> **Your instructions**:
Output the first line of the listing and each line after it, up to and including the line that contains "const fmtMoney = (v: number)", exactly as written, minus the pictures.
>> Start Listed entries
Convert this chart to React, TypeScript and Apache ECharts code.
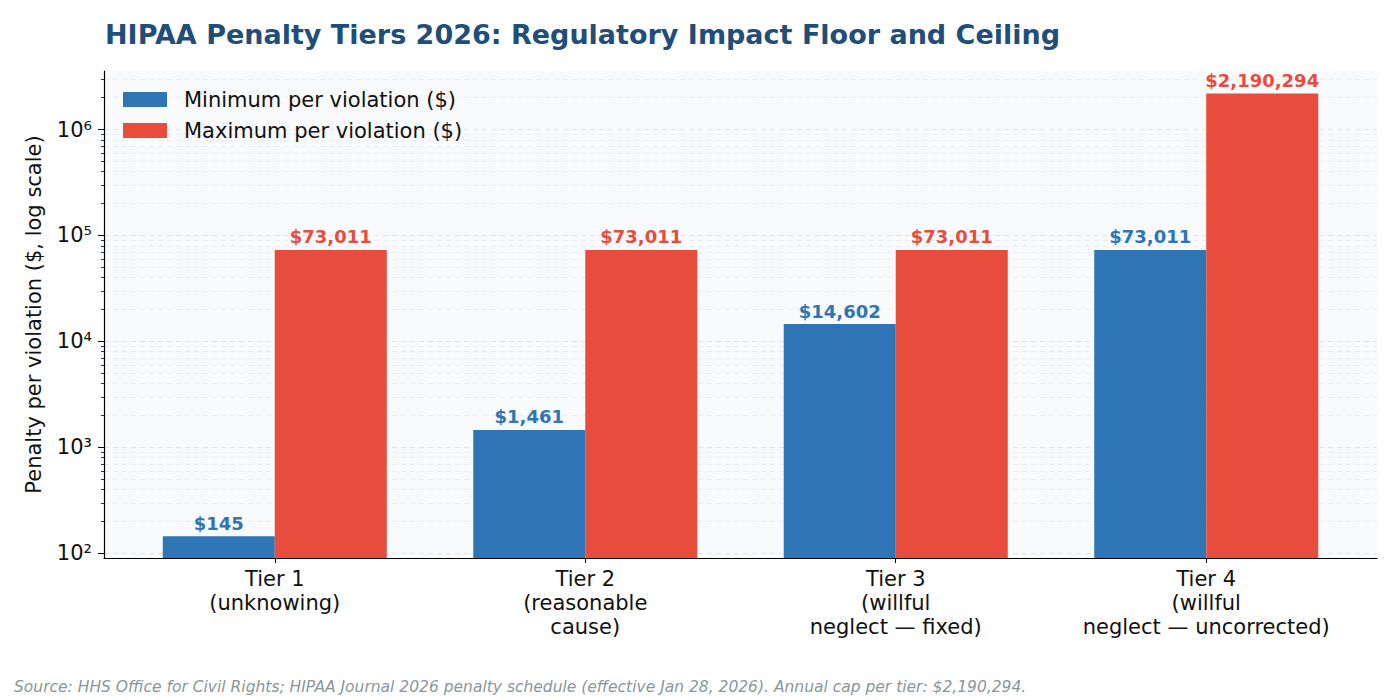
import React, { useEffect, useRef } from "react";
import * as echarts from "echarts";

const categories = [
  "Tier 1\n(unknowing)",
  "Tier 2\n(reasonable\ncause)",
  "Tier 3\n(willful\nneglect — fixed)",
  "Tier 4\n(willful\nneglect — uncorrected)",
];
const minPerViolation = [145, 1461, 14602, 73011];
const maxPerViolation = [73011, 73011, 73011, 2190294];
const minorTickValues = [
  200, 300, 400, 500, 600, 700, 800, 900,
  2000, 3000, 4000, 5000, 6000, 7000, 8000, 9000,
  20000, 30000, 40000, 50000, 60000, 70000, 80000, 90000,
  200000, 300000, 400000, 500000, 600000, 700000, 800000, 900000,
  2000000, 3000000,
];
const majorTickValues = [100, 1000, 10000, 100000, 1000000];

const FONT = "DejaVu Sans";
const BLUE = "#2e75b6";
const RED = "#e74c3c";
const SUP: Record<string, string> = { "0": "⁰", "1": "¹", "2": "²", "3": "³", "4": "⁴", "5": "⁵", "6": "⁶", "7": "⁷" };

const fmtMoney = (v: number) => "$" + Math.round(v).toLocaleString("en-US");

export default function App() {
  const ref = useRef<HTMLDivElement>(null);
  useEffect(() => {
    if (!ref.current) return;
    const chart = echarts.init(ref.current, undefined, { renderer: "svg" });
    const catIdx = categories.map((_, i) => i);
    const option: any = {
      animation: false,
      backgroundColor: "#ffffff",
      textStyle: { fontFamily: FONT },
      title: {
        text: "HIPAA Penalty Tiers 2026: Regulatory Impact Floor and Ceiling",
        left: 100,
        top: 16,
        textStyle: { fontFamily: FONT, fontSize: 27, fontWeight: "bold", color: "#1f4e79" },
      },
      legend: {
        orient: "vertical",
        left: 118,
        top: 84,
        itemWidth: 44,
        itemHeight: 15,
        itemGap: 10,
        icon: "rect",
        textStyle: { fontFamily: FONT, fontSize: 21, lineHeight: 21, color: "#111", padding: [0, 0, 0, 12] },
        data: ["Minimum per violation ($)", "Maximum per violation ($)"],
      },
      grid: {
        left: 104,
        top: 71,
        right: 23,
        bottom: 142,
        show: true,
        backgroundColor: "#f8fafc",
        borderWidth: 0,
      },
      xAxis: {
        type: "value",
        min: -0.55,
        max: 3.55,
        axisLine: { show: true, onZero: false, lineStyle: { color: "#000", width: 1.2 } },
        axisTick: { show: true, length: 5, customValues: catIdx, lineStyle: { color: "#000" } },
        splitLine: { show: false },
        axisLabel: {
          customValues: catIdx,
          margin: 9,
          fontFamily: FONT,
          fontSize: 21,
          color: "#111",
          lineHeight: 24,
          align: "center",
          formatter: (v: number) => {
            const i = Math.round(v);
            return Math.abs(v - i) < 1e-6 && categories[i] ? categories[i] : "";
          },
        },
      },
      yAxis: [
        {
          type: "log",
          min: 90.3,
          max: 3570000,
          logBase: 10,
          name: "Penalty per violation ($, log scale)",
          nameLocation: "middle",
          nameGap: 60,
          nameRotate: 90,
          nameTextStyle: { fontFamily: FONT, fontSize: 21, color: "#111" },
          axisLine: { show: true, onZero: false, lineStyle: { color: "#000", width: 1.2 } },
          axisTick: { show: true, length: 6, customValues: majorTickValues, lineStyle: { color: "#000" } },
          axisLabel: {
            customValues: majorTickValues,
            showMinLabel: true,
            showMaxLabel: true,
            margin: 12,
            fontFamily: FONT,
            fontSize: 21,
            color: "#111",
            formatter: (v: number) => {
              const e = Math.round(Math.log10(v));
              if (Math.abs(Math.log10(v) - e) > 1e-6) return "";
              return "10" + String(e).split("").map((c) => SUP[c] || c).join("");
            },
          },
          splitLine: { show: true, lineStyle: { color: "#e1e5ea", type: [5, 4], width: 1 } },
        },
        {
          type: "log",
          min: 90.3,
          max: 3570000,
          logBase: 10,
          position: "left",
          axisLine: { show: false, onZero: false },
          axisTick: { show: true, length: 3, customValues: minorTickValues, lineStyle: { color: "#000", width: 0.8 } },
          axisLabel: { show: false },
          splitLine: { show: true, lineStyle: { color: "#eaedf1", type: [5, 4], width: 1 } },
        },
      ],
      series: [
        {
          name: "Minimum per violation ($)",
          type: "bar",
          barWidth: 112,
          barGap: "0%",
          clip: true,
          itemStyle: { color: BLUE },
          data: minPerViolation.map((v, i) => [i, v]),
          label: {
            show: true,
            position: "top",
            distance: 4,
            fontFamily: FONT,
            fontSize: 18,
            fontWeight: "bold",
            color: BLUE,
            formatter: (p: any) => fmtMoney(p.value[1]),
          },
        },
        {
          name: "Maximum per violation ($)",
          type: "bar",
          barWidth: 112,
          barGap: "0%",
          clip: true,
          itemStyle: { color: RED },
          data: maxPerViolation.map((v, i) => [i, v]),
          label: {
            show: true,
            position: "top",
            distance: 4,
            fontFamily: FONT,
            fontSize: 18,
            fontWeight: "bold",
            color: RED,
            formatter: (p: any) => fmtMoney(p.value[1]),
          },
        },
      ],
      graphic: [
        {
          type: "text",
          left: 14,
          top: 679,
          style: {
            text: "Source: HHS Office for Civil Rights; HIPAA Journal 2026 penalty schedule (effective Jan 28, 2026). Annual cap per tier: $2,190,294.",
            fontFamily: FONT,
            fontSize: 15.5,
            fontStyle: "italic",
            fill: "#8a9699",
          },
        },
      ],
    };
    chart.setOption(option);
    return () => chart.dispose();
  }, []);
  return (
    <div
      ref={ref}
      style={{ position: "fixed", left: 0, top: 0, width: 1400, height: 700 }}
    />
  );
}
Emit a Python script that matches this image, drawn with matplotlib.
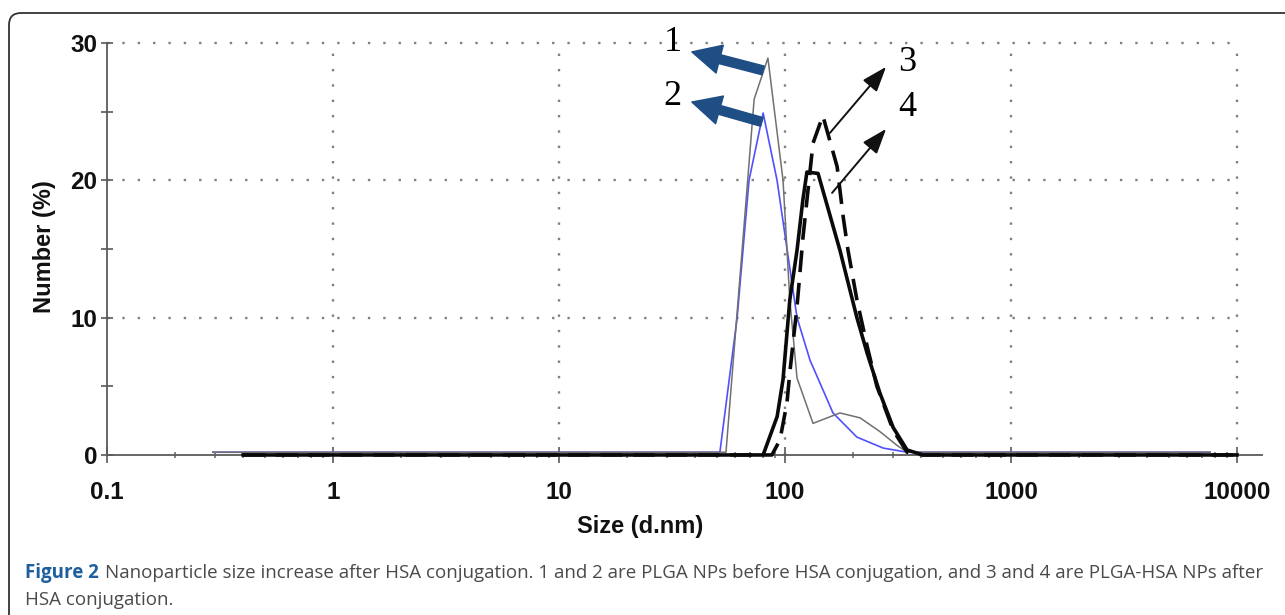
import matplotlib
matplotlib.use('Agg')
import matplotlib.pyplot as plt
from matplotlib.patches import FancyBboxPatch
from matplotlib.transforms import IdentityTransform
from matplotlib.ticker import FixedLocator, NullFormatter

# size (d.nm) vs number (%)
size1 = [0.294, 54.8, 73, 84, 98, 105, 113, 133, 175, 215, 263, 313, 347, 7600]
num1 = [0.2, 0.2, 25.9, 28.9, 20, 11.3, 5.6, 2.3, 3.06, 2.7, 1.7, 0.7, 0.2, 0.2]

size2 = [0.294, 51.5, 61.4, 69.3, 80, 92.2, 113, 129, 163, 208, 272, 347, 7600]
num2 = [0.2, 0.2, 10, 20, 24.9, 20, 10, 6.9, 3.06, 1.3, 0.5, 0.2, 0.2]

size3 = [0.40, 87.5, 95, 102, 105, 113, 120, 133, 147, 170, 181, 190, 208, 231, 255, 301, 347, 408, 10000]
num3 = [0, 0, 1.1, 3.8, 6.0, 10.8, 15.8, 22.7, 24.7, 21.0, 17.3, 14.9, 11.3, 7.9, 5.0, 1.8, 0.2, 0, 0]

size4 = [0.40, 80, 92.3, 98, 105, 113, 120, 125, 140, 175, 208, 231, 263, 301, 347, 408, 10000]
num4 = [0, 0, 2.8, 5.5, 11.3, 14.9, 18.6, 20.6, 20.5, 14.9, 10.0, 7.4, 4.5, 2.0, 0.36, 0, 0]

xticks = [0.1, 1, 10, 100, 1000, 10000]
xticklabels = ['0.1', '1', '10', '100', '1000', '10000']
yticks = [0, 10, 20, 30]

# curve labels: (text, label pos, arrow tail, arrow tip)
blue_labels = [('1', (31.9, 30.0), (80, 28.0), (38.7, 29.35)),
               ('2', (31.6, 26.1), (79, 24.25), (38.7, 25.7))]
black_labels = [('3', (347, 28.55), (158, 23.45), (280, 28.26)),
                ('4', (347, 25.27), (161.5, 19.08), (280, 23.74))]

caption_bold = 'Figure 2'
caption_line1 = ('Nanoparticle size increase after HSA conjugation. 1 and 2 are PLGA NPs before '
                 'HSA conjugation, and 3 and 4 are PLGA-HSA NPs after')
caption_line2 = 'HSA conjugation.'

W, H = 1285, 615
fig = plt.figure(figsize=(W / 100, H / 100), dpi=100)
ax = fig.add_axes([0.0833, 0.2379, 0.8988, 0.7034])

ax.set_xscale('log')
ax.set_xlim(0.1, 12900)
ax.set_ylim(-1, 30.5)

# dotted grid, drawn only inside 0.1..10000 and 0..30
dot = (0, (1, 5.5))
for yv in [10, 20, 30]:
    ax.plot([0.1, 10000], [yv, yv], color='#808080', lw=1.7, ls=dot, zorder=1)
for xv in [1, 10, 100, 1000, 10000]:
    ax.plot([xv, xv], [0, 30], color='#808080', lw=1.7, ls=dot, zorder=1)

ax.plot(size2, num2, color='#5050ff', lw=1.2, zorder=3)
ax.plot(size1, num1, color='#707070', lw=1.1, zorder=3)
ax.plot(size4, num4, color='#0a0a0a', lw=2.6, zorder=4, solid_joinstyle='round')
ax.plot(size3, num3, color='#0a0a0a', lw=2.6, ls=(0, (6, 3)), zorder=4)

for txt, lp, tail, tip in blue_labels:
    ax.annotate('', xy=tip, xytext=tail,
                arrowprops=dict(arrowstyle='simple,head_length=1.15,head_width=1.15,tail_width=0.36',
                                mutation_scale=18, color='#1f4e85', shrinkA=0, shrinkB=0), zorder=5)
    ax.text(lp[0], lp[1], txt, fontsize=26, family='Liberation Serif', ha='center', va='center')
for txt, lp, tail, tip in black_labels:
    ax.annotate('', xy=tip, xytext=tail,
                arrowprops=dict(arrowstyle='-|>,head_length=1.1,head_width=0.4',
                                mutation_scale=14, color='#111111', lw=1.4, shrinkA=0, shrinkB=0), zorder=5)
    ax.text(lp[0], lp[1], txt, fontsize=26, family='Liberation Serif', ha='center', va='center')

for s in ['top', 'right']:
    ax.spines[s].set_visible(False)
ax.spines['left'].set_bounds(0, 30)
ax.spines['bottom'].set_position(('data', 0))
for s in ['left', 'bottom']:
    ax.spines[s].set_color('#5a5a5a')
    ax.spines[s].set_linewidth(1.3)

ax.xaxis.set_major_locator(FixedLocator(xticks))
ax.set_xticklabels(xticklabels)
ax.xaxis.set_minor_formatter(NullFormatter())
ax.set_yticks(yticks)
ax.set_yticks([5, 15, 25], minor=True)

ax.tick_params(axis='x', which='major', direction='inout', length=11, width=1.3, color='#666666', pad=13.5)
ax.tick_params(axis='x', which='minor', direction='inout', length=5, width=1.1, color='#666666')
ax.tick_params(axis='y', which='both', direction='inout', length=9, width=1.3, color='#666666', pad=2.7)
for lab in ax.get_xticklabels() + ax.get_yticklabels():
    lab.set_family('Liberation Sans')
    lab.set_fontweight('bold')
    lab.set_fontsize(17.5)
    lab.set_color('#111111')

fig.text(44 / W, 1 - 247 / H, 'Number (%)', rotation=90, ha='center', va='center',
         family='Liberation Sans', fontweight='bold', fontsize=17, color='#111111')
fig.text(640 / W, 1 - 526 / H, 'Size (d.nm)', ha='center', va='center',
         family='Liberation Sans', fontweight='bold', fontsize=17, color='#111111')

# frame round the figure
box = FancyBboxPatch((9, -30), 1310, H - 13 + 30, boxstyle='round,pad=0,rounding_size=12',
                     transform=IdentityTransform(), fill=False, ec='#333333', lw=1.3)
fig.add_artist(box)

# caption
renderer = fig.canvas.get_renderer()
t1 = fig.text(25 / W, 1 - 578 / H, caption_bold, family='Open Sans', fontweight='bold',
              fontsize=13.5, color='#1f5f9e', va='baseline')
bb = t1.get_window_extent(renderer)
fig.text((bb.x1 + 6) / W, 1 - 578 / H, caption_line1, family='Open Sans',
         fontsize=13.5, color='#4a4a4a', va='baseline')
fig.text(25 / W, 1 - 605 / H, caption_line2, family='Open Sans',
         fontsize=13.5, color='#4a4a4a', va='baseline')

fig.savefig('out.png', dpi=100)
>> End Listed entries
> **Solution to the problem**:
Convert this chart to React, TypeScript and Apache ECharts code.
import React, { useEffect, useRef } from "react";
import * as echarts from "echarts";

const categories = [
  "Tier 1\n(unknowing)",
  "Tier 2\n(reasonable\ncause)",
  "Tier 3\n(willful\nneglect — fixed)",
  "Tier 4\n(willful\nneglect — uncorrected)",
];
const minPerViolation = [145, 1461, 14602, 73011];
const maxPerViolation = [73011, 73011, 73011, 2190294];
const minorTickValues = [
  200, 300, 400, 500, 600, 700, 800, 900,
  2000, 3000, 4000, 5000, 6000, 7000, 8000, 9000,
  20000, 30000, 40000, 50000, 60000, 70000, 80000, 90000,
  200000, 300000, 400000, 500000, 600000, 700000, 800000, 900000,
  2000000, 3000000,
];
const majorTickValues = [100, 1000, 10000, 100000, 1000000];

const FONT = "DejaVu Sans";
const BLUE = "#2e75b6";
const RED = "#e74c3c";
const SUP: Record<string, string> = { "0": "⁰", "1": "¹", "2": "²", "3": "³", "4": "⁴", "5": "⁵", "6": "⁶", "7": "⁷" };

const fmtMoney = (v: number) => "$" + Math.round(v).toLocaleString("en-US");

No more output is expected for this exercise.